« Les gens sont parfaitement capables d'entendre des mauvaises nouvelles »

04 mai 2020

3min

« Les gens sont parfaitement capables d'entendre des mauvaises nouvelles »
auteur.e
Laetitia VitaudExpert du Lab

Autrice, consultante et conférencière sur le futur du travail, spécialiste de la productivité, de l’âge et du travail des femmes

Luc Périnet-Marquet est professionnel en communication et stratégie d’entreprise, fondateur du cabinet LPM Communication et Stratégie. Il intervient régulièrement dans de nombreuses sociétés, en particulier de l’industrie agro-alimentaire. Il a fréquemment géré des situations de crise. Pour lui, la période traversée pendant la pandémie accélère toutes les transformations à l’oeuvre dans le monde de la communication.

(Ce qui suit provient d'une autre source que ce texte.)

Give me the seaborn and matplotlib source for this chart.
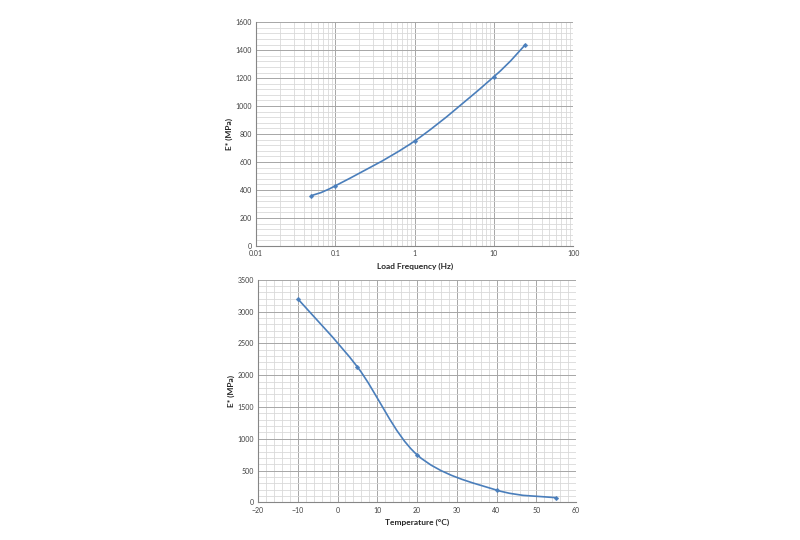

(NDLR : Cet entretien est extrait du Ebook : Communication interne : 4 idées pour arrêter le bullshit et mieux encourager ses équipes

WTTJ : Êtes-vous d’accord avec cette idée selon laquelle la communication interne et la communication externe se mélangent de plus en plus ?

LPM : Il y a dix ou quinze ans, on pouvait encore parler de « communication institutionnelle », de « communication financière », d’interne et d’externe. Mais aujourd’hui, tout se mélange. La communication est unifiée, même si on peut la décliner sur plusieurs canaux. La communication interne est aussi externe. Et inversement.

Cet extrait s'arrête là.